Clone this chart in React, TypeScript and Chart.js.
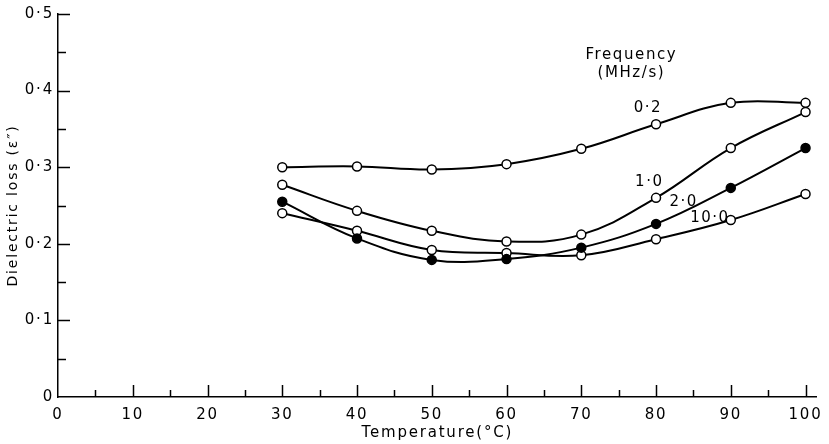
import React, { useEffect, useRef } from "react";
import { Chart, registerables } from "chart.js";

Chart.register(...registerables);

const temperatures = [30, 40, 50, 60, 70, 80, 90, 100];
const freq02 = [0.300, 0.301, 0.297, 0.304, 0.324, 0.356, 0.384, 0.384];
const freq10 = [0.277, 0.243, 0.217, 0.203, 0.212, 0.260, 0.325, 0.372];
const freq20 = [0.255, 0.207, 0.179, 0.180, 0.195, 0.226, 0.273, 0.325];
const freq100 = [0.240, 0.217, 0.192, 0.188, 0.185, 0.206, 0.231, 0.265];

const xTickValues = [0, 10, 20, 30, 40, 50, 60, 70, 80, 90, 100];

const seriesLabels = ["0·2", "1·0", "2·0", "10·0"];
const seriesLabelX = [78.9, 79.1, 83.7, 87.2];
const seriesLabelY = [0.377, 0.281, 0.255, 0.234];
const legendTitle = ["Frequency", "(MHz/s)"];
const legendTitleX = 76.7;
const legendTitleY = [0.446, 0.423];

const xTitle = "Temperature(°C)";
const yTitle = "Dielectric loss (ε″)";

const FONT = "'DejaVu Sans', sans-serif";

function fmtY(v: number) {
  if (Math.abs(v) < 1e-9) return "0";
  return v.toFixed(1).replace(".", "·");
}

const annotPlugin = {
  id: "annot",
  beforeDraw(chart: any) {
    chart.ctx.letterSpacing = "1.8px";
  },
  afterDraw(chart: any) {
    const ctx = chart.ctx;
    const xs = chart.scales.x;
    const ys = chart.scales.y;
    const area = chart.chartArea;
    ctx.save();
    ctx.strokeStyle = "#000";
    ctx.lineWidth = 1.5;
    // inward ticks
    for (let v = 5; v <= 100; v += 5) {
      const px = Math.round(xs.getPixelForValue(v)) + 0.5;
      const len = v % 10 === 0 ? 12 : 7;
      ctx.beginPath();
      ctx.moveTo(px, area.bottom);
      ctx.lineTo(px, area.bottom - len);
      ctx.stroke();
    }
    for (let i = 1; i <= 10; i++) {
      const v = i * 0.05;
      const py = Math.round(ys.getPixelForValue(v)) + 0.5;
      const len = i % 2 === 0 ? 12 : 8;
      ctx.beginPath();
      ctx.moveTo(area.left, py);
      ctx.lineTo(area.left + len, py);
      ctx.stroke();
    }
    // text labels
    ctx.fillStyle = "#000";
    ctx.textAlign = "center";
    ctx.textBaseline = "middle";
    ctx.letterSpacing = "1.6px";
    ctx.font = `15px ${FONT}`;
    legendTitle.forEach((t, i) => {
      ctx.fillText(t, xs.getPixelForValue(legendTitleX), ys.getPixelForValue(legendTitleY[i]));
    });
    ctx.letterSpacing = "1.5px";
    ctx.font = `15px ${FONT}`;
    seriesLabels.forEach((t, i) => {
      ctx.fillText(t, xs.getPixelForValue(seriesLabelX[i]), ys.getPixelForValue(seriesLabelY[i]));
    });
    ctx.restore();
  },
};

export default function App() {
  const ref = useRef<HTMLCanvasElement | null>(null);
  useEffect(() => {
    document.body.style.margin = "0";
    const mk = (label: string, data: number[], filled: boolean) => ({
      label,
      data: temperatures.map((t, i) => ({ x: t, y: data[i] })),
      borderColor: "#000",
      borderWidth: 2,
      tension: 0.4,
      pointRadius: 4.5,
      pointBorderWidth: 1.5,
      pointBorderColor: "#000",
      pointBackgroundColor: filled ? "#000" : "#fff",
      fill: false,
    });
    const chart = new Chart(ref.current as HTMLCanvasElement, {
      type: "line",
      data: {
        datasets: [
          mk("0·2", freq02, false),
          mk("1·0", freq10, false),
          mk("2·0", freq20, true),
          mk("10·0", freq100, false),
        ],
      },
      options: {
        animation: false,
        responsive: false,
        layout: { padding: { top: 14, right: 10, left: 0, bottom: 0 } },
        plugins: { legend: { display: false }, tooltip: { enabled: false } },
        scales: {
          x: {
            type: "linear",
            min: 0,
            max: 101.5,
            grid: { display: false, drawTicks: false },
            border: { display: true, color: "#000", width: 1.5 },
            afterBuildTicks: (s: any) => {
              s.ticks = xTickValues.map((v) => ({ value: v }));
            },
            afterFit: (s: any) => {
              s.height = 47;
            },
            ticks: {
              stepSize: 10,
              color: "#000",
              padding: 9,
              maxRotation: 0,
              autoSkip: false,
              font: { family: FONT, size: 15 },
            },
            title: {
              display: true,
              text: xTitle,
              color: "#000",
              font: { family: FONT, size: 15 },
              padding: { top: 0, bottom: 2 },
            },
          },
          y: {
            type: "linear",
            min: 0,
            max: 0.5,
            grid: { display: false, drawTicks: false },
            border: { display: true, color: "#000", width: 1.5 },
            afterFit: (s: any) => {
              s.width = 58;
            },
            ticks: {
              stepSize: 0.1,
              color: "#000",
              padding: 4,
              font: { family: FONT, size: 15 },
              callback: (v: any) => fmtY(Number(v)),
            },
            title: {
              display: true,
              text: yTitle,
              color: "#000",
              font: { family: FONT, size: 14 },
              padding: { top: 5, bottom: 0 },
            },
          },
        },
      },
      plugins: [annotPlugin],
    } as any);
    return () => chart.destroy();
  }, []);
  return (
    <div style={{ position: "absolute", left: 0, top: 0, width: 829, height: 444 }}>
      <canvas ref={ref} width={829} height={444} style={{ width: 829, height: 444 }} />
    </div>
  );
}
::::::
### GIVEN INSTRUCTION
Look through the data and show every line containing "React".

### SOLVED EXERCISE
Clone this chart in React, TypeScript and Chart.js.
import React, { useEffect, useRef } from "react";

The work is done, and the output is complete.